I would deeply recommend getting some sort of bike mirror to see traffic behind you, goes on sunglasses, seeing them is the easiest way to avoid them. The lights and flags are good if boaters are paying attention, but if you do by chance see some boat hauling ass coming down your way, raise your paddle, you don't really need the paddle to work that much since we on a Hobie forum, I would put some treatment on it, color the stock hobie ones or put some reflective sticker on it. Works pretty darn well.

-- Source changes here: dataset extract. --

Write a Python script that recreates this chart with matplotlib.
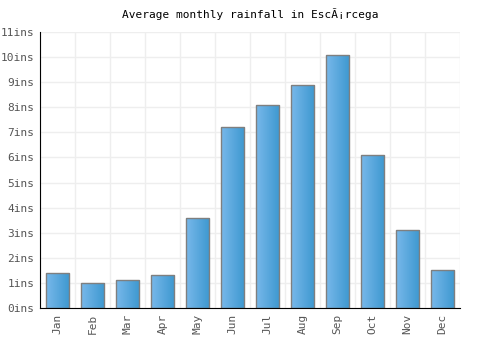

Thanks for the insight from a power boaters perspective. I suspect you are right about the "set it and forget it" mentality that GPS and autopilot have brought us. In hindsight, there was a USCG navigational buoy within 1/4 mile of my mishap. The captains probably used that as a waypoint to their destination, which is why 2 near misses occurred in the same area. I will avoid such buoys in the future.

The reflective paddle is another good suggestion. I was waving a 7-ft red flagpole with a 1.5 sq ft red and white flag at the top and this was missed. Perhaps the modified paddle or some additional reflective material atop the flag would better catch a derelict pilot's attention.

I very much know the "deer in the headlights" feeling from these episodes, though. You don't know if they see you and changing your course will aggravate the danger, or if they don't see you and continuing on your current course is worse. In the second mishap the cruisers were coming on so fast that I decided to stay put since I would not be able to get too far in any direction before they would be upon me anyway. I was preparing to jump overboard but even then could not determine if it was safer to bail out over the port or starboard rail! Truly a helpless feeling.